December 02, 2004

W3C focuses on future at 10th anniversary meeting

Luminaries gather

BOSTON - Internet luminaries gathered in Boston Wednesday to celebrate the 10th anniversary of the World Wide Web Consortium (W3C), honor its founder, Director and Web inventor Tim Berners-Lee, and look forward to another decade of innovation.

Speakers at the gathering recounted, in sometimes excruciating detail, the events leading to the creation of the Web and the W3C, which has promoted a long line of key Web standards, including HTML (Hypertext Markup Language) and XML (Extensible Markup Language). Experts, including representatives of leading technology firms, also looked forward to future developments backed by the W3C, including the Semantic Web, which will allow users to access and connect more types and sources of data online.

Early backers of the Web were on hand to recount the early days of the Web, which Berners-Lee invented in 1989 while working at CERN, the European Particle Physics Laboratory, as a way to manage and connect research information stored on different machines. In presentations both funny and flat, speakers detailed the early days of the Web and the W3C, as Berners-Lee and others jetted between France, the U.K. and the U.S. in a dizzying series of conferences and meetings to evangelize the Web and drum up support for a group to steward its development.

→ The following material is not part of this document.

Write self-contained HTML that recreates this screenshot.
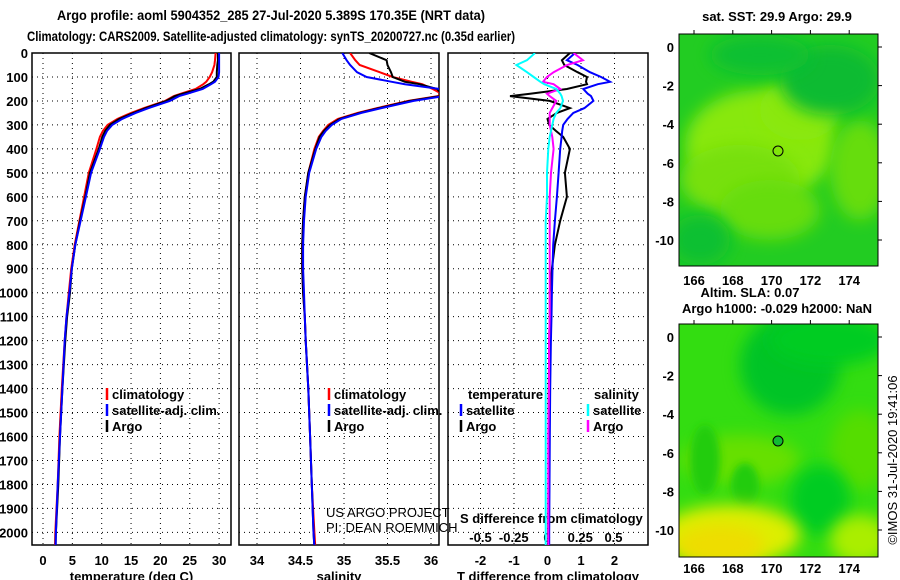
<!DOCTYPE html>
<html><head><meta charset="utf-8">
<style>
html,body{margin:0;padding:0;background:#fff;}
svg{display:block;font-family:"Liberation Sans",Arial,sans-serif;}
.b{font-weight:bold;font-size:13px;fill:#000;}
.t{font-weight:bold;font-size:14px;fill:#000;}
.g{stroke:#000;stroke-width:1;stroke-dasharray:1,4;}
</style></head>
<body>
<svg id="c" width="900" height="580" viewBox="0 0 900 580" xmlns="http://www.w3.org/2000/svg">
<defs>
<clipPath id="cp1"><rect x="32" y="53" width="199" height="492"/></clipPath>
<clipPath id="cp2"><rect x="239" y="53" width="200" height="492"/></clipPath>
<clipPath id="cp3"><rect x="448" y="53" width="200" height="492"/></clipPath>
<clipPath id="m1"><rect x="679" y="34" width="199" height="232"/></clipPath>
<clipPath id="m2"><rect x="679" y="324" width="199" height="233"/></clipPath>
<filter id="bl" x="-50%" y="-50%" width="200%" height="200%"><feGaussianBlur stdDeviation="8"/></filter>
<filter id="bl2" x="-50%" y="-50%" width="200%" height="200%"><feGaussianBlur stdDeviation="4"/></filter>
</defs>
<text class="t" x="57" y="20" textLength="428" lengthAdjust="spacingAndGlyphs">Argo profile: aoml 5904352_285 27-Jul-2020 5.389S 170.35E (NRT data)</text>
<text class="t" x="27" y="41" textLength="488" lengthAdjust="spacingAndGlyphs">Climatology: CARS2009. Satellite-adjusted climatology: synTS_20200727.nc (0.35d earlier)</text>
<g id="panels"></g>
<g id="maps">
 <text class="b" x="777" y="21" text-anchor="middle">sat. SST: 29.9 Argo: 29.9</text>
 <g clip-path="url(#m1)">
  <rect x="679" y="34" width="199" height="232" fill="#22cc22"/>
  <ellipse cx="760" cy="145" rx="75" ry="55" fill="#88e810" filter="url(#bl)"/>
  <ellipse cx="800" cy="110" rx="40" ry="30" fill="#8ae810" filter="url(#bl)"/>
  <ellipse cx="740" cy="180" rx="60" ry="35" fill="#77e010" filter="url(#bl)"/>
  <ellipse cx="770" cy="210" rx="50" ry="30" fill="#66dd10" filter="url(#bl)"/>
  <ellipse cx="860" cy="170" rx="30" ry="50" fill="#66dd10" filter="url(#bl)"/>
  <ellipse cx="830" cy="80" rx="50" ry="35" fill="#11bb33" filter="url(#bl)"/>
  <ellipse cx="760" cy="55" rx="50" ry="20" fill="#11c030" filter="url(#bl)"/>
  <ellipse cx="700" cy="240" rx="30" ry="25" fill="#11c030" filter="url(#bl)"/>
 </g>
 <rect x="679" y="34" width="199" height="232" fill="none" stroke="#000"/>
 <circle cx="778" cy="151" r="5" fill="none" stroke="#000"/>
 <text class="b" x="750" y="297" text-anchor="middle">Altim. SLA: 0.07</text>
 <text class="b" x="777" y="313" text-anchor="middle">Argo h1000: -0.029 h2000: NaN</text>
 <g clip-path="url(#m2)">
  <rect x="679" y="324" width="199" height="233" fill="#33dd11"/>
  <ellipse cx="790" cy="365" rx="50" ry="50" fill="#00c428" filter="url(#bl)"/>
  <ellipse cx="830" cy="340" rx="60" ry="25" fill="#00cc22" filter="url(#bl)"/>
  <ellipse cx="740" cy="460" rx="60" ry="25" fill="#66e000" filter="url(#bl)"/>
  <ellipse cx="860" cy="450" rx="30" ry="40" fill="#55dd00" filter="url(#bl)"/>
  <ellipse cx="705" cy="460" rx="15" ry="35" fill="#22cc11" filter="url(#bl2)"/>
  <ellipse cx="745" cy="485" rx="14" ry="22" fill="#22cc11" filter="url(#bl2)"/>
  <ellipse cx="820" cy="500" rx="30" ry="35" fill="#00cc22" filter="url(#bl)"/>
  <ellipse cx="730" cy="535" rx="70" ry="30" fill="#ddee00" filter="url(#bl)"/>
  <ellipse cx="720" cy="545" rx="45" ry="20" fill="#eedd00" filter="url(#bl)"/>
  <ellipse cx="860" cy="540" rx="30" ry="25" fill="#aaee00" filter="url(#bl)"/>
 </g>
 <rect x="679" y="324" width="199" height="233" fill="none" stroke="#000"/>
 <circle cx="778" cy="441" r="5" fill="#11bb33" stroke="#000"/>
 <text x="897" y="460" font-size="13" text-anchor="middle" transform="rotate(-90 897 460)">©IMOS 31-Jul-2020 19:41:06</text>
</g>
<g id="mapaxes"></g>
</svg>
<script>
// ---- data ----
const depthTicks=[0,100,200,300,400,500,600,700,800,900,1000,1100,1200,1300,1400,1500,1600,1700,1800,1900,2000];
const tempTicks=[0,5,10,15,20,25,30];
const salTicks=[34,34.5,35,35.5,36];
const salTickLabels=["34","34.5","35","35.5","36"];
const tdiffTicks=[-2,-1,0,1,2];
const sdiffTicks=[-0.5,-0.25,0,0.25,0.5];
const sdiffTickLabels=["-0.5","-0.25","0","0.25","0.5"];
const depths=[0,30,50,80,100,120,130,150,170,180,200,230,250,275,300,325,350,400,500,600,700,800,900,1000,1100,1200,1400,1600,1800,2000,2060];
const tArgo=[29.8,29.8,29.7,29.6,29.6,29.0,28.3,26.7,23.8,22.5,21,17.5,15.4,13.0,11.4,10.6,10.1,9.5,8.0,7.2,6.3,5.5,4.9,4.6,4.1,3.8,3.3,2.9,2.6,2.2,2.15];
const tClim=[29.4,29.3,29.2,28.8,28.4,27.8,27.3,26.0,23.5,22.3,20.8,17.2,15.0,12.7,11.0,10.2,9.7,9.1,7.8,7.0,6.2,5.4,4.8,4.4,4.0,3.7,3.2,2.8,2.5,2.1,2.05];
const tSat=[30.0,30.0,30.0,30.0,29.9,29.3,28.6,27.2,24.6,23.2,21.6,18.0,15.8,13.5,11.8,10.9,10.4,9.7,8.2,7.3,6.4,5.5,4.9,4.5,4.0,3.7,3.3,2.9,2.5,2.2,2.15];
const sArgo=[35.29,35.49,35.5,35.54,35.56,35.7,35.87,36.07,36.12,36.1,35.76,35.4,35.18,34.95,34.84,34.77,34.72,34.67,34.59,34.55,34.53,34.52,34.52,34.53,34.55,34.56,34.59,34.61,34.63,34.65,34.66];
const sClim=[35.07,35.13,35.18,35.41,35.56,35.78,35.9,36.02,36.12,36.08,35.74,35.38,35.16,34.93,34.82,34.76,34.71,34.66,34.59,34.55,34.53,34.52,34.52,34.53,34.55,34.56,34.59,34.61,34.63,34.66,34.67];
const sSat=[34.98,35.03,35.07,35.15,35.26,35.55,35.7,36.1,36.15,36.15,35.8,35.43,35.2,34.97,34.86,34.79,34.74,34.68,34.6,34.56,34.54,34.53,34.53,34.54,34.55,34.56,34.59,34.61,34.63,34.65,34.66];
const dT_argo=[0.67,0.43,0.5,0.9,1.18,1.15,1.18,0.58,-0.52,-1.12,0.07,0.67,0.28,0.0,0.05,0.25,0.47,0.67,0.52,0.58,0.38,0.22,0.13,0.07,0.07,0.05,0.04,0.03,0.03,0.02,0.02];
const dT_sat=[0.82,0.58,0.9,1.27,1.6,1.87,1.5,1.07,1.2,1.3,1.37,1.1,0.77,0.6,0.47,0.44,0.42,0.38,0.33,0.28,0.22,0.17,0.15,0.13,0.12,0.1,0.08,0.07,0.06,0.05,0.05];
const dS_sat=[-0.09,-0.15,-0.23,-0.15,-0.1,-0.05,-0.02,0.07,0.1,0.11,0.12,0.1,0.07,0.05,0.04,0.03,0.02,0.01,0.0,0.0,-0.01,-0.01,-0.01,-0.01,-0.01,-0.01,-0.01,-0.01,-0.01,-0.01,-0.01];
const dS_argo=[0.2,0.27,0.15,0.05,0.0,-0.03,0.05,0.1,0.0,0.02,0.07,0.04,0.02,0.02,0.02,0.03,0.04,0.05,0.03,0.02,0.02,0.02,0.02,0.02,0.02,0.015,0.015,0.01,0.01,0.01,0.01];
const lonTicks=[166,168,170,172,174];
const latTicks=[0,-2,-4,-6,-8,-10];

const NS="http://www.w3.org/2000/svg";
const Y=d=>53+d*0.2397;
const xT=v=>43+v*5.87;
const xS=v=>257+(v-34)*87;
const xDT=v=>547.5+v*33.5;
const xDS=v=>547+v*133;
const mx=lon=>694+(lon-166)*19.4;
const my=lat=>47-lat*19.3;
function mk(tag,attrs,parent){const e=document.createElementNS(NS,tag);for(const k in attrs)e.setAttribute(k,attrs[k]);parent.appendChild(e);return e;}
function txt(s,x,y,anchor,cls,parent){const e=mk('text',{x:x,y:y,'text-anchor':anchor,'class':cls},parent);e.textContent=s;return e;}
const P=document.getElementById('panels');

function panel(x0,x1,ticks,fx,labels,title,clip,name){
  const g=mk('g',{},P);
  
  
  depthTicks.forEach(d=>{ if(d>0){const l=mk('line',{x1:x0,x2:x1,y1:Y(d),y2:Y(d),'class':'g'},g);
    
    }});
  ticks.forEach((t,i)=>{const l=mk('line',{x1:fx(t),x2:fx(t),y1:53,y2:545,'class':'g'},g);
    
    
    if(labels){const e=txt(labels[i],fx(t),565,'middle','b',g);
    
    }});
  if(title){const e=txt(title,(x0+x1)/2,581,'middle','b',g);
    
    }
  const r=mk('rect',{x:x0,y:53,width:x1-x0,height:492,fill:'none',stroke:'#000','stroke-width':1.5},g);
  
  
  return g;
}
function series(vals,fx,color,clip,name,w){
  const pts=vals.map((v,i)=>fx(v).toFixed(1)+','+Y(depths[i]).toFixed(1)).join(' ');
  const p=mk('polyline',{points:pts,fill:'none',stroke:color,'stroke-width':w||2,'clip-path':'url(#'+clip+')'},P);
  
  
}
function legend(x,y,color,label,parent){
  const l=mk('line',{x1:x,x2:x,y1:y-11,y2:y+1,stroke:color,'stroke-width':2.5},parent);
  
  
  const t=txt(label,x+5,y,'start','b',parent);
  
  
}
depthTicks.forEach(d=>{const e=txt(String(d),28,Y(d)+5,'end','b',P);
  
  });

const g1=panel(32,231,tempTicks,xT,tempTicks.map(String),'temperature (deg C)','cp1','temperature-panel');
series(tClim,xT,'#ff0000','cp1','temp-climatology-line');
series(tArgo,xT,'#000000','cp1','temp-argo-line');
series(tSat,xT,'#0000ff','cp1','temp-satellite-line');
legend(107,399,'#ff0000','climatology',g1);
legend(107,415,'#0000ff','satellite-adj. clim.',g1);
legend(107,431,'#000000','Argo',g1);

const g2=panel(239,439,salTicks,xS,salTickLabels,'salinity','cp2','salinity-panel');
series(sClim,xS,'#ff0000','cp2','sal-climatology-line');
series(sArgo,xS,'#000000','cp2','sal-argo-line');
series(sSat,xS,'#0000ff','cp2','sal-satellite-line');
legend(329,399,'#ff0000','climatology',g2);
legend(329,415,'#0000ff','satellite-adj. clim.',g2);
legend(329,431,'#000000','Argo',g2);
const us=mk('text',{x:326,y:517,'font-size':13},g2);us.textContent='US ARGO PROJECT';


const pi=mk('text',{x:326,y:532,'font-size':13},g2);pi.textContent='PI: DEAN ROEMMICH';



const g3=panel(448,648,tdiffTicks,xDT,tdiffTicks.map(String),'T difference from climatology','cp3','difference-panel');
series(dT_argo,xDT,'#000000','cp3','tdiff-argo-line');
series(dT_sat,xDT,'#0000ff','cp3','tdiff-satellite-line');
series(dS_argo,xDS,'#ff00ff','cp3','sdiff-argo-line');
series(dS_sat,xDS,'#00ffff','cp3','sdiff-satellite-line');
const th=txt('temperature',468,399,'start','b',g3);


const sh=txt('salinity',594,399,'start','b',g3);


legend(461,415,'#0000ff','satellite',g3);
legend(461,431,'#000000','Argo',g3);
legend(588,415,'#00ffff','satellite',g3);
legend(588,431,'#ff00ff','Argo',g3);
const st=txt('S difference from climatology',460,523,'start','b',g3);


sdiffTicks.forEach((t,i)=>{const e=txt(sdiffTickLabels[i],xDS(t),542,'middle','b',g3);
  
  });

const MA=document.getElementById('mapaxes');
[[34,266,285],[324,557,573]].forEach(([top,bot,ly],k)=>{
  lonTicks.forEach(l=>{
    const a=mk('line',{x1:mx(l),x2:mx(l),y1:top,y2:top-4,stroke:'#000'},MA);
    
    
    const e=txt(String(l),mx(l),ly,'middle','b',MA);
    
    });
  latTicks.forEach(l=>{
    const yy=my(l)+(k?290:0);
    const a=mk('line',{x1:878,x2:882,y1:yy,y2:yy,stroke:'#000'},MA);
    
    
    const e=txt(String(l),674,yy+5,'end','b',MA);
    
    });
});
</script>
</body></html>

Among the early challenges faced by Web supporters was getting CERN, in 1993, to relinquish intellectual property claims to HTML and other technology invented at the lab that was integral to spreading the Web in the world at large, according to Berners-Lee.

Other speakers recounted early squabbles, as the Web grew and the W3C's rising membership sought ways to contribute to the standards development process.

Håkon Wium Lie, inventor of the Cascading Style Sheets (CSS) standard for formatting content on Web pages, and now chief technology officer at browser maker Opera Software ASA, contributed an amusing video recounting the early and humble days of the Web, which was created as an afterthought in the windowless, cramped subterranean offices of CERN in Switzerland. Cascading Style Sheets was one of the early standards promoted by the W3C.

Alan Kotok, formerly of Digital Equipment, spoke of that company's dawning awareness of the potential of the Web and his early role as a backer of the W3C.

Other speakers addressed the enormous impact that the Web has had in just over a decade on the way that individuals live and work. "Internet use is now the norm, and that's just an amazing adoption story," said Lee Rainie of the Pew Internet & American Life Project. "The Internet and the Web have built themselves into the very rhythms of people's lives."

From the time the first popular Web browser appeared, the National Center for Supercomputing Applications' (NCSA) Mosaic, it took just four years for 50 million people to begin using the Web. That compares with much longer adoption periods for other revolutionary technologies, such as the telephone, which took 38 years to be adopted by the same number of people, and television, which took 13 years to reach the 50 million user threshold, he said.

Technological developments based on W3C standards such as HTML and HTTP were an important part of the success of the Web, and brought ease of use to computing environments that were distributed, heterogenous and complex, according to Bill Ruh, global practice director at Cisco Systems and a speaker at the event.